Retype the lines beneath this one, from the first through the line containing "const dTicks = [0, 1, 2, 3];". Pictures are left out.

▶ **Supplied data**
------

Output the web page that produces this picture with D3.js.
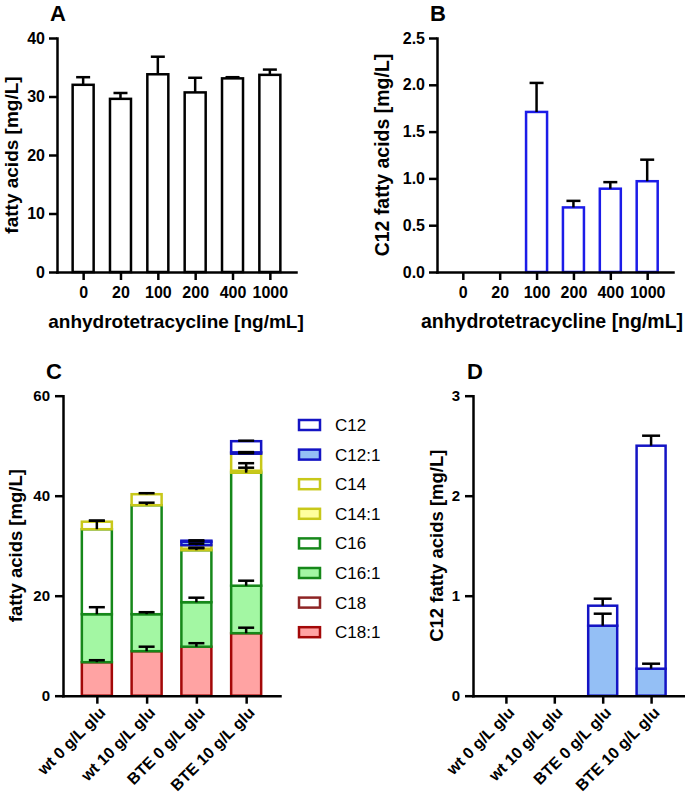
<!DOCTYPE html>
<html>
<head>
<meta charset="utf-8">
<script src="https://cdn.jsdelivr.net/npm/d3@7"></script>
<style>
  body { margin: 0; background: #fff; }
  svg { font-family: "Liberation Sans", Arial, sans-serif; }
</style>
</head>
<body>
<div id="chart"></div>
<script>
const width = 685;
const height = 800;

// panels A and B: induction with anhydrotetracycline
const atcDoses = ["0", "20", "100", "200", "400", "1000"];
const totalFA = [32.0, 29.6, 33.8, 30.7, 33.1, 33.7];
const totalFAErr = [1.3, 1.0, 3.0, 2.5, 0.2, 0.9];
const c12FA = [0, 0, 1.71, 0.69, 0.89, 0.97];
const c12FAErr = [0, 0, 0.31, 0.07, 0.07, 0.23];
const aTicks = [0, 10, 20, 30, 40];
const bTicks = [0, 0.5, 1.0, 1.5, 2.0, 2.5];

// panels C and D: strains x glucose
const strains = ["wt 0 g/L glu", "wt 10 g/L glu", "BTE 0 g/L glu", "BTE 10 g/L glu"];
const species = ["C12", "C12:1", "C14", "C14:1", "C16", "C16:1", "C18", "C18:1"];
const c12 = [0, 0, 0.20, 2.23];
const c12Err = [0, 0, 0.07, 0.10];
const c12_1 = [0, 0, 0.70, 0.27];
const c12_1Err = [0, 0, 0.12, 0.05];
const c14 = [1.5, 2.2, 0.7, 3.4];
const c14Err = [0.2, 0.2, 0.3, 0.1];
const c14_1 = [0, 0, 0.3, 0.4];
const c14_1Err = [0, 0, 0.2, 1.5];
const c16 = [17.0, 21.8, 10.4, 22.6];
const c16Err = [1.7, 0.5, 0.4, 1.0];
const c16_1 = [9.6, 7.4, 8.9, 9.5];
const c16_1Err = [1.4, 0.4, 0.9, 1.0];
const c18 = [0, 0, 0, 0];
const c18Err = [0, 0, 0, 0];
const c18_1 = [6.7, 8.9, 9.8, 12.5];
const c18_1Err = [0.4, 0.9, 0.7, 1.1];
const cTicks = [0, 20, 40, 60];
const dTicks = [0, 1, 2, 3];

const blue = "#1414c4";
const yellow = "#c8c81a";
const green = "#16881a";
const stroke = { "C12": blue, "C12:1": blue, "C14": yellow, "C14:1": yellow,
                 "C16": green, "C16:1": green, "C18": "#8e2424", "C18:1": "#a30808" };
const fill = { "C12": "#fff", "C12:1": "#94bff5", "C14": "#fff", "C14:1": "#ffff9e",
               "C16": "#fff", "C16:1": "#a3f7a3", "C18": "#fff", "C18:1": "#ffa3a3" };

const seriesC = {
    "C12": [c12, c12Err], "C12:1": [c12_1, c12_1Err], "C14": [c14, c14Err], "C14:1": [c14_1, c14_1Err],
    "C16": [c16, c16Err], "C16:1": [c16_1, c16_1Err], "C18": [c18, c18Err], "C18:1": [c18_1, c18_1Err]
};

const svg = d3.select("#chart")
    .append("svg")
    .attr("width", width)
    .attr("height", height);

svg.append("rect").attr("width", width).attr("height", height).attr("fill", "#fff");

function axes(cfg) {
    const g = svg.append("g");
    const xAxis = g.append("g")
        .attr("transform", `translate(0,${cfg.y.range()[0]})`)
        .call(d3.axisBottom(cfg.x).tickSize(8).tickSizeOuter(0).tickPadding(cfg.xPad));
    const yAxis = g.append("g")
        .attr("transform", `translate(${cfg.x.range()[0]},0)`)
        .call(d3.axisLeft(cfg.y).tickValues(cfg.ticks).tickFormat(cfg.fmt)
            .tickSize(8).tickSizeOuter(0).tickPadding(cfg.yPad));
    [xAxis, yAxis].forEach(a => {
        a.attr("font-family", null).attr("font-size", null);
        a.select(".domain").attr("stroke-width", 2.5).attr("stroke-linecap", "square");
        a.selectAll(".tick line").attr("stroke-width", 2.5);
        a.selectAll(".tick text")
            .style("font-size", cfg.tickFont + "px")
            .style("font-weight", "bold")
            .attr("fill", "#000");
    });
    if (cfg.rotate) {
        xAxis.selectAll(".tick text")
            .style("font-size", "16px")
            .attr("y", 0).attr("x", 0).attr("dy", "0.35em")
            .attr("text-anchor", "end")
            .attr("transform", "translate(5,14) rotate(-45)");
    }
    // axis titles
    svg.append("text")
        .attr("transform", `translate(${cfg.yLabelX},${(cfg.y.range()[0] + cfg.y.range()[1]) / 2}) rotate(-90)`)
        .attr("text-anchor", "middle")
        .style("font-size", cfg.labelFont + "px")
        .style("font-weight", "bold")
        .text(cfg.yLabel);
    if (cfg.xLabel) {
        svg.append("text")
            .attr("x", cfg.xLabelX)
            .attr("y", cfg.xLabelY)
            .attr("text-anchor", "middle")
            .style("font-size", cfg.labelFont + "px")
            .style("font-weight", "bold")
            .text(cfg.xLabel);
    }
    svg.append("text")
        .attr("x", cfg.letterX)
        .attr("y", cfg.letterY)
        .style("font-size", "22px")
        .style("font-weight", "bold")
        .text(cfg.letter);
}

function errorBar(x, y, cx, top, val, capW) {
    if (val <= 0) return;
    svg.append("line")
        .attr("x1", cx).attr("x2", cx)
        .attr("y1", y(top)).attr("y2", y(top + val))
        .attr("stroke", "#000").attr("stroke-width", 2.5);
    svg.append("line")
        .attr("x1", cx - capW / 2).attr("x2", cx + capW / 2)
        .attr("y1", y(top + val)).attr("y2", y(top + val))
        .attr("stroke", "#000").attr("stroke-width", 2.5);
}

// ---- A ----
const xA = d3.scalePoint().domain(atcDoses).range([57, 296]).padding(0.7);
const yA = d3.scaleLinear().domain([0, 40]).range([272, 38]);
atcDoses.forEach((d, i) => {
    svg.append("rect")
        .attr("x", xA(d) - 10.5).attr("width", 21)
        .attr("y", yA(totalFA[i])).attr("height", yA(0) - yA(totalFA[i]))
        .attr("fill", "#fff").attr("stroke", "#000").attr("stroke-width", 2.5);
    errorBar(xA, yA, xA(d), totalFA[i], totalFAErr[i], 14);
});
axes({ x: xA, y: yA, ticks: aTicks, fmt: d3.format("d"), xPad: 7, yPad: 4, tickFont: 16, labelFont: 19,
       yLabel: "fatty acids [mg/L]", yLabelX: 18, xLabel: "anhydrotetracycline [ng/mL]", xLabelX: 176, xLabelY: 328,
       letter: "A", letterX: 50, letterY: 21 });

// ---- B ----
const xB = d3.scalePoint().domain(atcDoses).range([437, 673]).padding(0.7);
const yB = d3.scaleLinear().domain([0, 2.5]).range([272, 38]);
atcDoses.forEach((d, i) => {
    if (c12FA[i] <= 0) return;
    svg.append("rect")
        .attr("x", xB(d) - 10.5).attr("width", 21)
        .attr("y", yB(c12FA[i])).attr("height", yB(0) - yB(c12FA[i]))
        .attr("fill", "#fff").attr("stroke", "#1c1ce8").attr("stroke-width", 2.5);
    errorBar(xB, yB, xB(d), c12FA[i], c12FAErr[i], 14);
});
axes({ x: xB, y: yB, ticks: bTicks, fmt: d3.format(".1f"), xPad: 7, yPad: 4, tickFont: 16, labelFont: 19.5,
       yLabel: "C12 fatty acids [mg/L]", yLabelX: 389, xLabel: "anhydrotetracycline [ng/mL]", xLabelX: 552, xLabelY: 328,
       letter: "B", letterX: 430, letterY: 21 });

// ---- stacked panels ----
function stacked(x, y, keys, barW, capW) {
    const order = keys.slice().reverse(); // bottom first
    strains.forEach((s, i) => {
        let base = 0;
        const errs = [];
        order.forEach(k => {
            const v = seriesC[k][0][i];
            const e = seriesC[k][1][i];
            if (v > 0) {
                svg.append("rect")
                    .attr("x", x(s) - barW / 2).attr("width", barW)
                    .attr("y", y(base + v)).attr("height", y(base) - y(base + v))
                    .attr("fill", fill[k]).attr("stroke", stroke[k]).attr("stroke-width", 2.5);
                errs.push([base + v, e]);
            }
            base += v;
        });
        errs.forEach(([top, e]) => errorBar(x, y, x(s), top, e, capW));
    });
}

// ---- C ----
const xC = d3.scalePoint().domain(strains).range([63, 280]).padding(0.68);
const yC = d3.scaleLinear().domain([0, 60]).range([695.7, 395.7]);
stacked(xC, yC, species, 30, 16);
axes({ x: xC, y: yC, ticks: cTicks, fmt: d3.format("d"), xPad: 4, yPad: 5, tickFont: 15, labelFont: 18.5,
       yLabel: "fatty acids [mg/L]", yLabelX: 22, rotate: true,
       letter: "C", letterX: 46, letterY: 379 });

// legend
const legend = svg.append("g");
species.forEach((k, i) => {
    const cy = 425 + i * 29.6;
    legend.append("rect")
        .attr("x", 299).attr("y", cy - 5).attr("width", 21).attr("height", 10)
        .attr("fill", fill[k]).attr("stroke", stroke[k]).attr("stroke-width", 2.5);
    legend.append("text")
        .attr("x", 335).attr("y", cy + 6)
        .style("font-size", "17px")
        .text(k);
});

// ---- D ----
const xD = d3.scalePoint().domain(strains).range([473, 684]).padding(0.68);
const yD = d3.scaleLinear().domain([0, 3]).range([695.7, 395.7]);
stacked(xD, yD, ["C12", "C12:1"], 29, 18);
axes({ x: xD, y: yD, ticks: dTicks, fmt: d3.format("d"), xPad: 4, yPad: 5, tickFont: 15, labelFont: 18.5,
       yLabel: "C12 fatty acids [mg/L]", yLabelX: 443, rotate: true,
       letter: "D", letterX: 467, letterY: 379 });
</script>
</body>
</html>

------

▶ **The solution**
Output the web page that produces this picture with D3.js.
<!DOCTYPE html>
<html>
<head>
<meta charset="utf-8">
<script src="https://cdn.jsdelivr.net/npm/d3@7"></script>
<style>
  body { margin: 0; background: #fff; }
  svg { font-family: "Liberation Sans", Arial, sans-serif; }
</style>
</head>
<body>
<div id="chart"></div>
<script>
const width = 685;
const height = 800;

// panels A and B: induction with anhydrotetracycline
const atcDoses = ["0", "20", "100", "200", "400", "1000"];
const totalFA = [32.0, 29.6, 33.8, 30.7, 33.1, 33.7];
const totalFAErr = [1.3, 1.0, 3.0, 2.5, 0.2, 0.9];
const c12FA = [0, 0, 1.71, 0.69, 0.89, 0.97];
const c12FAErr = [0, 0, 0.31, 0.07, 0.07, 0.23];
const aTicks = [0, 10, 20, 30, 40];
const bTicks = [0, 0.5, 1.0, 1.5, 2.0, 2.5];

// panels C and D: strains x glucose
const strains = ["wt 0 g/L glu", "wt 10 g/L glu", "BTE 0 g/L glu", "BTE 10 g/L glu"];
const species = ["C12", "C12:1", "C14", "C14:1", "C16", "C16:1", "C18", "C18:1"];
const c12 = [0, 0, 0.20, 2.23];
const c12Err = [0, 0, 0.07, 0.10];
const c12_1 = [0, 0, 0.70, 0.27];
const c12_1Err = [0, 0, 0.12, 0.05];
const c14 = [1.5, 2.2, 0.7, 3.4];
const c14Err = [0.2, 0.2, 0.3, 0.1];
const c14_1 = [0, 0, 0.3, 0.4];
const c14_1Err = [0, 0, 0.2, 1.5];
const c16 = [17.0, 21.8, 10.4, 22.6];
const c16Err = [1.7, 0.5, 0.4, 1.0];
const c16_1 = [9.6, 7.4, 8.9, 9.5];
const c16_1Err = [1.4, 0.4, 0.9, 1.0];
const c18 = [0, 0, 0, 0];
const c18Err = [0, 0, 0, 0];
const c18_1 = [6.7, 8.9, 9.8, 12.5];
const c18_1Err = [0.4, 0.9, 0.7, 1.1];
const cTicks = [0, 20, 40, 60];
const dTicks = [0, 1, 2, 3];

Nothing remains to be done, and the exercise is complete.